Después de cumplir la encomienda, siendo hora de almuerzo, busqué un lugar donde saciar mi apetito. -Vaya aquí, a la vuelta, a donde el Pato- me dijo el portero de la empresa vitivinícola, y me dio las señas. Era una casa de adobes, blanca, chata, con un corredor de piso de ladrillo, columnas de madera y acogedores sillones de mimbre… Al traspasar el umbral, los viejos y cordiales efluvios me llenaron de saudade. Hacía muchos años que no comía una cazuela de campo como la que el propio Pato puso sobre la mesa, con el agregado de esa ensalada de tomate con cebolla que llamamos “chilena”, en curioso acto folclórico nominar productos de origen foráneo. Le pedí una copa de tinto “de la casa”, que resultó reconfortante para aligerar la nostalgia. Luego deambulé por las tranquilas calles del pueblo, tomando fotografías con la cámara del celular, como cualquier joven de la post modernidad, aunque para mí nada fuera como antes, ni el sabor del vino ni las calles ni las mujeres que van hoy a sus tareas en motocicleta o en flamantes automóviles…

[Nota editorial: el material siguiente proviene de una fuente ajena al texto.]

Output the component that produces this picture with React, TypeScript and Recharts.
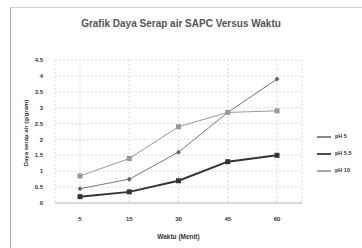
import { LineChart, Line, XAxis, YAxis, CartesianGrid, Legend } from "recharts";

const waktu = ["5", "15", "30", "45", "60"];
const ph5 = [0.45, 0.75, 1.6, 2.85, 3.9];
const ph55 = [0.2, 0.35, 0.7, 1.3, 1.5];
const ph10 = [0.85, 1.4, 2.4, 2.85, 2.9];
const yTicks = [0, 0.5, 1, 1.5, 2, 2.5, 3, 3.5, 4, 4.5];

const data = waktu.map((w, i) => ({ waktu: w, a_ph5: ph5[i], b_ph55: ph55[i], c_ph10: ph10[i] }));

const font = "'Liberation Sans', Arial, sans-serif";

const Diamond = (props: any) => {
  const { cx, cy, fill } = props;
  if (cx == null || cy == null) return null;
  return <path d={`M${cx},${cy - 2.5}L${cx + 2.5},${cy}L${cx},${cy + 2.5}L${cx - 2.5},${cy}Z`} fill={fill} />;
};

const Square = (props: any) => {
  const { cx, cy, fill } = props;
  if (cx == null || cy == null) return null;
  return <rect x={cx - 2.5} y={cy - 2.5} width={5} height={5} fill={fill} />;
};

export default function App() {
  return (
    <div style={{ position: "absolute", left: 0, top: 0, width: 362, height: 248, background: "#fff" }}>
      <div style={{ position: "absolute", left: 10, top: 7, width: 351, height: 240, borderLeft: "1px solid #aaa", borderTop: "1px solid #ccc", borderRight: "1px solid #e4e4e4" }} />
      <div style={{ position: "absolute", left: 0, top: 18, width: 362, textAlign: "center", fontFamily: font, fontSize: 10, fontWeight: "bold", color: "#555" }}>
        Grafik Daya Serap air SAPC Versus Waktu
      </div>
      <LineChart width={362} height={248} data={data} margin={{ top: 60, right: 15, bottom: 15, left: 20 }} style={{ position: "absolute", left: 0, top: 0 }}>
        <CartesianGrid stroke="#ddd" strokeDasharray="2 2" vertical={true} />
        <XAxis
          dataKey="waktu"
          height={30}
          padding={{ left: 25, right: 25 }}
          tickLine={false}
          axisLine={{ stroke: "#bbb" }}
          tickMargin={8}
          tick={{ fontSize: 6, fontFamily: font, fontWeight: "bold", fill: "#333" }}
          label={{ value: "Waktu (Menit)", position: "insideBottom", offset: -6, fontSize: 6.5, fontFamily: font, fontWeight: "bold", fill: "#333" }}
        />
        <YAxis
          width={35}
          domain={[0, 4.5]}
          ticks={yTicks}
          interval={0}
          tickLine={false}
          axisLine={false}
          tickMargin={6}
          tick={{ fontSize: 6, fontFamily: font, fontWeight: "bold", fill: "#333" }}
        />
        <text x={26} y={133} transform="rotate(-90 26 133)" textAnchor="middle" dominantBaseline="central" fontSize={6} fontFamily={font} fontWeight="bold" fill="#333">
          Daya serap air (g/gram)
        </text>
        <Legend
          layout="vertical"
          align="right"
          verticalAlign="top"
          width={45}
          iconType="plainline"
          iconSize={14}
          itemSorter="dataKey"
          wrapperStyle={{ top: 128, right: 0, fontFamily: font, fontSize: 5.5, fontWeight: "bold", lineHeight: "17px" }}
          formatter={(v) => <span style={{ color: "#333" }}>{v}</span>}
        />
        <Line isAnimationActive={false} dataKey="a_ph5" name="pH 5" stroke="#777" strokeWidth={1} dot={<Diamond fill="#666" />} />
        <Line isAnimationActive={false} dataKey="b_ph55" name="pH 5.5" stroke="#333" strokeWidth={2} dot={<Square fill="#333" />} />
        <Line isAnimationActive={false} dataKey="c_ph10" name="pH 10" stroke="#999" strokeWidth={1} dot={<Square fill="#999" />} />
      </LineChart>
    </div>
  );
}
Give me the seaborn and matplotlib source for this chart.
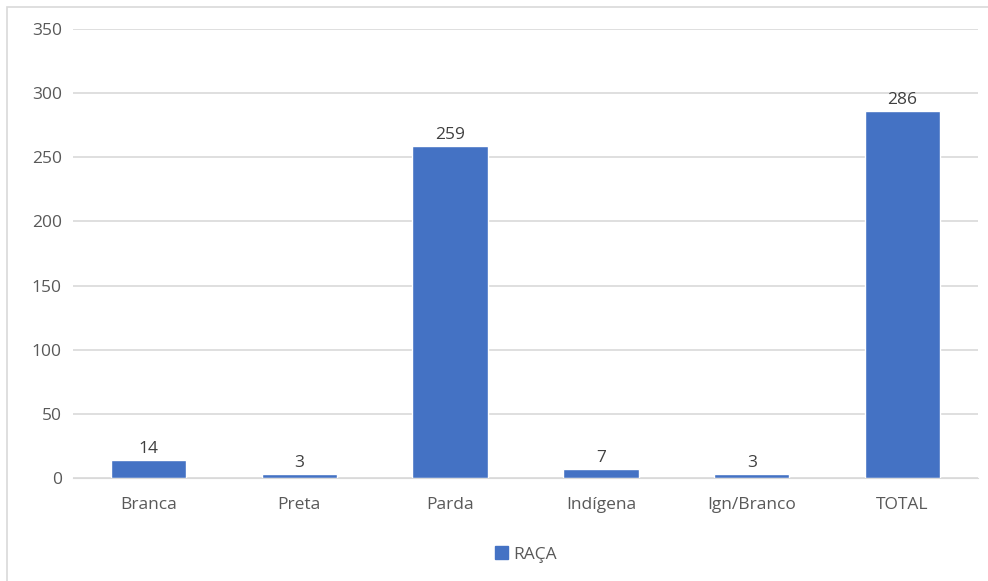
import matplotlib
matplotlib.use("Agg")
import matplotlib.pyplot as plt
import seaborn as sns
import pandas as pd
from matplotlib.patches import Rectangle, Patch

categories = ["Branca", "Preta", "Parda", "Indígena", "Ign/Branco", "TOTAL"]
values = [14, 3, 259, 7, 3, 286]
series_name = "RAÇA"

sns.set_style("white")
plt.rcParams['font.family'] = ['Open Sans', 'DejaVu Sans']

df = pd.DataFrame({"cat": categories, "val": values})
fig = plt.figure(figsize=(9.88, 5.81), dpi=100)
ax = fig.add_axes([73/988, 1-478/581, (978-73)/988, (478-29)/581])
color = "#4472C4"
sns.barplot(data=df, x="cat", y="val", color=color, width=0.5, ax=ax, saturation=1)

ax.set_ylim(0, 350)
ax.set_yticks(range(0, 351, 50))
ax.yaxis.grid(True, color="#D9D9D9", linewidth=1.2)
ax.set_axisbelow(True)
for s in ["top", "right", "left"]:
    ax.spines[s].set_visible(False)
ax.spines["bottom"].set_color("#D9D9D9")
ax.set_xlabel("")
ax.set_ylabel("")
ax.tick_params(axis="both", length=0, labelsize=12.5, colors="#595959")
ax.tick_params(axis="y", pad=8)
ax.tick_params(axis="x", pad=14)

for c in ax.containers:
    ax.bar_label(c, labels=[str(v) for v in values], fontsize=12.5, color="#404040", padding=2)

ax.legend(handles=[Patch(color=color, label=series_name)], loc="center",
          bbox_to_anchor=(0.5, -0.17), frameon=False, fontsize=12.5, handlelength=0.75,
          handleheight=0.75, labelcolor="#595959", handletextpad=0.3)

fig.patches.append(Rectangle((6.5/988, -0.05), 1.1, 1 - 6.5/581 + 0.05, transform=fig.transFigure,
                             fill=False, edgecolor="#D9D9D9", linewidth=1.2, clip_on=False))
fig.savefig("out.png", dpi=100)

Regresé temprano, pero en el trayecto de vuelta no fui capaz de leer a Orwell. Una dulce modorra me hizo cabecear, ayudado por el persistente calor de la tarde otoñal… Recordé que había encargado “El Cuaderno Gris”, libro de memorias de Josep Pla, a mi amigo cordobés, Gregorio Dobao, ilustre ingeniero que anda por estos días en Barcelona, y que llega a fines de abril a Santiago del Nuevo Extremo.

En cuanto a mis andares por las aldeas gallegas y los pueblos e islas de Chiloé, que parecieron alborotarse en la memoria, ya los he contado en otros libros que también andan por librerías de viejo, donde encuentro a veces algún ejemplar extraviado, para adquirirlo y luego obsequiarlo, después de una buena charla, a quien tal vez no veré en otra ocasión.

Pero seguiré pateando caminos, hasta encontrarme por fin en aquel punto misterioso de los senderos que se bifurcan.